→ Information shown:
****************************************

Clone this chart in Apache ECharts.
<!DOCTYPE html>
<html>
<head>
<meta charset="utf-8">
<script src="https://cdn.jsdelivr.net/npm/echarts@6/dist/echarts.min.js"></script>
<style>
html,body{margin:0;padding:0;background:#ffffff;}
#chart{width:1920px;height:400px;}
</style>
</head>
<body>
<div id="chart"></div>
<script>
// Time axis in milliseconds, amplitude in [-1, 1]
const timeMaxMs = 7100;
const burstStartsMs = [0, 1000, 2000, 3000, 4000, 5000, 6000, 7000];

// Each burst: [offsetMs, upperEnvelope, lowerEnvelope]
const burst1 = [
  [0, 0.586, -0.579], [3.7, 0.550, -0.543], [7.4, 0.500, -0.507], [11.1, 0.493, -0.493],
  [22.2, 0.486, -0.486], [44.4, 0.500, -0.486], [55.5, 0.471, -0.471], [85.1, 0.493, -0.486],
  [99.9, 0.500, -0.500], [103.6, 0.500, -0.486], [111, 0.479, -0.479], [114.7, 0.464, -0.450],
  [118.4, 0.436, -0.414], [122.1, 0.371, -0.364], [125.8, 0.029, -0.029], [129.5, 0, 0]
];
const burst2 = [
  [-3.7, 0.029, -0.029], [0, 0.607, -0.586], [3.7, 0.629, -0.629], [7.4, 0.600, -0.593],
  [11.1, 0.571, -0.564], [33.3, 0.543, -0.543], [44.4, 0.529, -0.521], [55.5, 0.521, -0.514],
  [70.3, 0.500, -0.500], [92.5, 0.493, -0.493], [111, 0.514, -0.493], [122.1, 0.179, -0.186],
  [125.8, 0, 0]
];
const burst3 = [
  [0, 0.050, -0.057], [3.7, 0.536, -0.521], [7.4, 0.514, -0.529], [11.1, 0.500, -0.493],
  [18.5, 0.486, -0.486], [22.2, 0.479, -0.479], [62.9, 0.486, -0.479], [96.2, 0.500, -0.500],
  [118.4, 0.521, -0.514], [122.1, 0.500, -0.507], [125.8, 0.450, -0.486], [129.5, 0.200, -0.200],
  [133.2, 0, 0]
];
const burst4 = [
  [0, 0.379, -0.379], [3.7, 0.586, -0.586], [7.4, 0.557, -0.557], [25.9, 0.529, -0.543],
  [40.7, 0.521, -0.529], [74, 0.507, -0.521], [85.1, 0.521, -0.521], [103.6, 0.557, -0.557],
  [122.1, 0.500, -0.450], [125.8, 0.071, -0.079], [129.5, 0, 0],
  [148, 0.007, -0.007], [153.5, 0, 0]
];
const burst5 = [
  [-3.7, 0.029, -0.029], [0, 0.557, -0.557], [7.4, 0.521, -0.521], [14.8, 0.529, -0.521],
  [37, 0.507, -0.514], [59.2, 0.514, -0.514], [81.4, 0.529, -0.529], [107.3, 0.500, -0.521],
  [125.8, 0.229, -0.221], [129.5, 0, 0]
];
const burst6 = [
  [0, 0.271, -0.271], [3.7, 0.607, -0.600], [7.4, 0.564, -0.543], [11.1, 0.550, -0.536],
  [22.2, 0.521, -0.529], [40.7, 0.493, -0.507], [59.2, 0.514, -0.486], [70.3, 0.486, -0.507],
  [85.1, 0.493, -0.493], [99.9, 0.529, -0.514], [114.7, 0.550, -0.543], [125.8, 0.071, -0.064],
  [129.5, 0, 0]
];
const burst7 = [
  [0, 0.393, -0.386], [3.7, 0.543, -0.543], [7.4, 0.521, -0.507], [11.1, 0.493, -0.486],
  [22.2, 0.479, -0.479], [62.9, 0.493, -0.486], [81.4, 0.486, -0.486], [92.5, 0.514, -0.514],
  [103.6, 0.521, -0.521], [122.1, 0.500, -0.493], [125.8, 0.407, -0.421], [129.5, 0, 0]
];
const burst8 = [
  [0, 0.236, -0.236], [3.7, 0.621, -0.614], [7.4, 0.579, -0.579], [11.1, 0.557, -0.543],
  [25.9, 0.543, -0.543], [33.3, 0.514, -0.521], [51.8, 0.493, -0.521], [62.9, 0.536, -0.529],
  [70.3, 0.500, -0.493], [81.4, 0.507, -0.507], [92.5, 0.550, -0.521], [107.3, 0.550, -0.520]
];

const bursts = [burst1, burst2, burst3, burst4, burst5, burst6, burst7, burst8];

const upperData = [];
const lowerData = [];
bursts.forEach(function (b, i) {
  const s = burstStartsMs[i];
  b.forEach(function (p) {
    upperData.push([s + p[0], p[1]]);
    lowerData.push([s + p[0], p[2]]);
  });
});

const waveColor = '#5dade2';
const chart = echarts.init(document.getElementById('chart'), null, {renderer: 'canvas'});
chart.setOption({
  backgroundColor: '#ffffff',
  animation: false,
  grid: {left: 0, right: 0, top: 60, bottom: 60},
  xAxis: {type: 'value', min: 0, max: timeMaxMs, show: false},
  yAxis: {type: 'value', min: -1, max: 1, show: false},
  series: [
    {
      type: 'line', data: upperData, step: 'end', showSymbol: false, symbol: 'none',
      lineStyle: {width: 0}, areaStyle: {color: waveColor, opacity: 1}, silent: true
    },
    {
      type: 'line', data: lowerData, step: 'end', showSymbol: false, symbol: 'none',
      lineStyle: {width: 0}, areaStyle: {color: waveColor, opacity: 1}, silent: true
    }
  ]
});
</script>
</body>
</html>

****************************************

→ Aim of the task: Return the whole listing exactly, with every line included.

→ Written answer:
Clone this chart in Apache ECharts.
<!DOCTYPE html>
<html>
<head>
<meta charset="utf-8">
<script src="https://cdn.jsdelivr.net/npm/echarts@6/dist/echarts.min.js"></script>
<style>
html,body{margin:0;padding:0;background:#ffffff;}
#chart{width:1920px;height:400px;}
</style>
</head>
<body>
<div id="chart"></div>
<script>
// Time axis in milliseconds, amplitude in [-1, 1]
const timeMaxMs = 7100;
const burstStartsMs = [0, 1000, 2000, 3000, 4000, 5000, 6000, 7000];

// Each burst: [offsetMs, upperEnvelope, lowerEnvelope]
const burst1 = [
  [0, 0.586, -0.579], [3.7, 0.550, -0.543], [7.4, 0.500, -0.507], [11.1, 0.493, -0.493],
  [22.2, 0.486, -0.486], [44.4, 0.500, -0.486], [55.5, 0.471, -0.471], [85.1, 0.493, -0.486],
  [99.9, 0.500, -0.500], [103.6, 0.500, -0.486], [111, 0.479, -0.479], [114.7, 0.464, -0.450],
  [118.4, 0.436, -0.414], [122.1, 0.371, -0.364], [125.8, 0.029, -0.029], [129.5, 0, 0]
];
const burst2 = [
  [-3.7, 0.029, -0.029], [0, 0.607, -0.586], [3.7, 0.629, -0.629], [7.4, 0.600, -0.593],
  [11.1, 0.571, -0.564], [33.3, 0.543, -0.543], [44.4, 0.529, -0.521], [55.5, 0.521, -0.514],
  [70.3, 0.500, -0.500], [92.5, 0.493, -0.493], [111, 0.514, -0.493], [122.1, 0.179, -0.186],
  [125.8, 0, 0]
];
const burst3 = [
  [0, 0.050, -0.057], [3.7, 0.536, -0.521], [7.4, 0.514, -0.529], [11.1, 0.500, -0.493],
  [18.5, 0.486, -0.486], [22.2, 0.479, -0.479], [62.9, 0.486, -0.479], [96.2, 0.500, -0.500],
  [118.4, 0.521, -0.514], [122.1, 0.500, -0.507], [125.8, 0.450, -0.486], [129.5, 0.200, -0.200],
  [133.2, 0, 0]
];
const burst4 = [
  [0, 0.379, -0.379], [3.7, 0.586, -0.586], [7.4, 0.557, -0.557], [25.9, 0.529, -0.543],
  [40.7, 0.521, -0.529], [74, 0.507, -0.521], [85.1, 0.521, -0.521], [103.6, 0.557, -0.557],
  [122.1, 0.500, -0.450], [125.8, 0.071, -0.079], [129.5, 0, 0],
  [148, 0.007, -0.007], [153.5, 0, 0]
];
const burst5 = [
  [-3.7, 0.029, -0.029], [0, 0.557, -0.557], [7.4, 0.521, -0.521], [14.8, 0.529, -0.521],
  [37, 0.507, -0.514], [59.2, 0.514, -0.514], [81.4, 0.529, -0.529], [107.3, 0.500, -0.521],
  [125.8, 0.229, -0.221], [129.5, 0, 0]
];
const burst6 = [
  [0, 0.271, -0.271], [3.7, 0.607, -0.600], [7.4, 0.564, -0.543], [11.1, 0.550, -0.536],
  [22.2, 0.521, -0.529], [40.7, 0.493, -0.507], [59.2, 0.514, -0.486], [70.3, 0.486, -0.507],
  [85.1, 0.493, -0.493], [99.9, 0.529, -0.514], [114.7, 0.550, -0.543], [125.8, 0.071, -0.064],
  [129.5, 0, 0]
];
const burst7 = [
  [0, 0.393, -0.386], [3.7, 0.543, -0.543], [7.4, 0.521, -0.507], [11.1, 0.493, -0.486],
  [22.2, 0.479, -0.479], [62.9, 0.493, -0.486], [81.4, 0.486, -0.486], [92.5, 0.514, -0.514],
  [103.6, 0.521, -0.521], [122.1, 0.500, -0.493], [125.8, 0.407, -0.421], [129.5, 0, 0]
];
const burst8 = [
  [0, 0.236, -0.236], [3.7, 0.621, -0.614], [7.4, 0.579, -0.579], [11.1, 0.557, -0.543],
  [25.9, 0.543, -0.543], [33.3, 0.514, -0.521], [51.8, 0.493, -0.521], [62.9, 0.536, -0.529],
  [70.3, 0.500, -0.493], [81.4, 0.507, -0.507], [92.5, 0.550, -0.521], [107.3, 0.550, -0.520]
];

const bursts = [burst1, burst2, burst3, burst4, burst5, burst6, burst7, burst8];

const upperData = [];
const lowerData = [];
bursts.forEach(function (b, i) {
  const s = burstStartsMs[i];
  b.forEach(function (p) {
    upperData.push([s + p[0], p[1]]);
    lowerData.push([s + p[0], p[2]]);
  });
});

const waveColor = '#5dade2';
const chart = echarts.init(document.getElementById('chart'), null, {renderer: 'canvas'});
chart.setOption({
  backgroundColor: '#ffffff',
  animation: false,
  grid: {left: 0, right: 0, top: 60, bottom: 60},
  xAxis: {type: 'value', min: 0, max: timeMaxMs, show: false},
  yAxis: {type: 'value', min: -1, max: 1, show: false},
  series: [
    {
      type: 'line', data: upperData, step: 'end', showSymbol: false, symbol: 'none',
      lineStyle: {width: 0}, areaStyle: {color: waveColor, opacity: 1}, silent: true
    },
    {
      type: 'line', data: lowerData, step: 'end', showSymbol: false, symbol: 'none',
      lineStyle: {width: 0}, areaStyle: {color: waveColor, opacity: 1}, silent: true
    }
  ]
});
</script>
</body>
</html>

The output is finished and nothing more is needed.